For now, the NHL is dipping its toe overseas. It opened this season with its first-ever regular-season games in Europe, Anaheim and Los Angles playing a pair in London, England.
Four NHL teams are expected to open next season in Stockholm and Prague. But full-fledged expansion to Europe?
"Look, it's not going to happen in the next couple of years," said Daly. "But we're going to continue to increase our international activities and try to fortify the connectivity between the NHL fans and the NHL and make it more real to them and more relevant to them.
"Ultimately that can lead to greater and greater initiatives with the NHL in Europe."
One person with knowledge of Medvedev's plans for a new league, who requested anonymity, says the actual goal has nothing to do with creating a rival league to the NHL.
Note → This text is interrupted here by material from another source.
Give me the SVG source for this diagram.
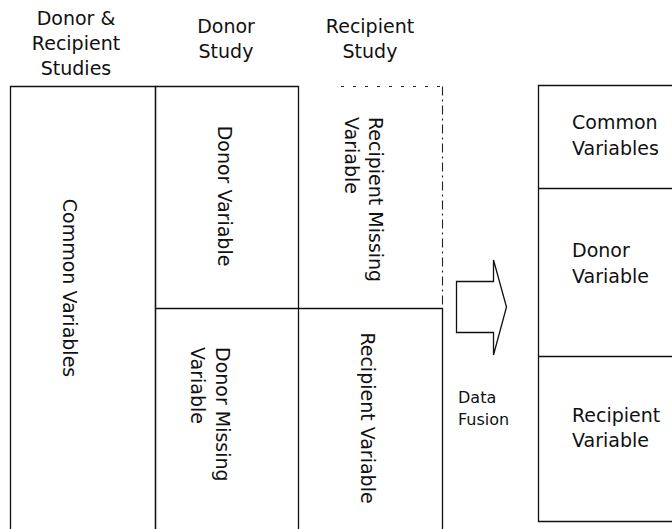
<svg xmlns="http://www.w3.org/2000/svg" width="672" height="529" viewBox="0 0 672 529">
<style>
.ln{stroke:#111;stroke-width:1.3;fill:none}
.dsh{stroke:#222;stroke-width:1.1;fill:none}
.t{font-family:"DejaVu Sans","Liberation Sans",sans-serif;font-size:19px;fill:#111}
.s{font-size:16px}
.m{text-anchor:middle}
</style>
<rect width="672" height="529" fill="#fff"/>
<g id="header-both">
<text class="t m" x="76" y="25">Donor &amp;</text>
<text class="t m" x="76" y="50">Recipient</text>
<text class="t m" x="76" y="75">Studies</text>
</g>
<g id="header-donor">
<text class="t m" x="226" y="33">Donor</text>
<text class="t m" x="226" y="58">Study</text>
</g>
<g id="header-recipient">
<text class="t m" x="370" y="33">Recipient</text>
<text class="t m" x="370" y="58">Study</text>
</g>
<g id="common-variables">
<path class="ln" d="M10.5,530 V86.5 H155.5 V530"/>
<text class="t m" transform="translate(63,288) rotate(90)">Common Variables</text>
</g>
<g id="donor-variable">
<path class="ln" d="M155.5,86.5 H298.5 V308.5 H155.5 Z"/>
<text class="t m" transform="translate(218,196) rotate(90)">Donor Variable</text>
</g>
<g id="donor-missing">
<path class="ln" d="M155.5,308.5 V530 M298.5,308.5 V530"/>
<text class="t" transform="translate(216,347) rotate(90)"><tspan x="0" y="0">Donor Missing</tspan><tspan x="0" y="25">Variable</tspan></text>
</g>
<g id="recipient-missing">
<path class="dsh" d="M341,86.5 H442" stroke-dasharray="3 9"/>
<path class="dsh" d="M442.5,86.5 V308" stroke-dasharray="9 4 2 4"/>
<text class="t" transform="translate(369,117) rotate(90)"><tspan x="0" y="0">Recipient Missing</tspan><tspan x="0" y="24">Variable</tspan></text>
</g>
<g id="recipient-variable">
<path class="ln" d="M298.5,308.5 H442.5 V530"/>
<text class="t m" transform="translate(361,418) rotate(90)">Recipient Variable</text>
</g>
<g id="fused-data">
<path class="ln" d="M673,85.5 H538.5 V521.5 H673 M538.5,188.5 H673 M538.5,356.5 H673"/>
<text class="t" x="572" y="129">Common</text>
<text class="t" x="572" y="155">Variables</text>
<text class="t" x="572" y="257">Donor</text>
<text class="t" x="572" y="283">Variable</text>
<text class="t" x="572" y="422">Recipient</text>
<text class="t" x="572" y="447">Variable</text>
</g>
<g id="connectors">
<polygon class="ln" points="456.5,281.5 493.5,281.5 493.5,260 506.5,307 493.5,355 493.5,332.5 456.5,332.5"/>
<text class="t s" x="458" y="403">Data</text>
<text class="t s" x="458" y="425">Fusion</text>
</g>
</svg>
"This new league is more about Russian club owners getting away from firm grasp of the Russian Federation," he said. "The Federation controls everything right now and the club owners are tired of it. If somehow the new league actually rivals the NHL, that's a fringe benefit but not the goal.
"They want to make sure that the clubs have a lot more say about what's going on in the league since the clubs pay all the money. They want to make sure that the sponsors have a say. They want to make sure that everything is logical, that the hockey people are running the business, not somebody else."
Whether the NHL is the target or not of the proposed league, the fact remains that Russian hockey and the NHL have a fractured relationship that needs heeling for the good of the sport.
"The bottom line is, the lack of a transfer agreement with Russia has been an inconvenience to our clubs and certainly I don't feel has been in the best interest of the development of hockey overseas," said Daly. "But the best Russian players continue to come to the National Hockey League because they want to play in the best professional hockey league in the world.
"And I expect that that will continue to be the case regardless of whether we have a transfer agreement with Russia or any other European nation."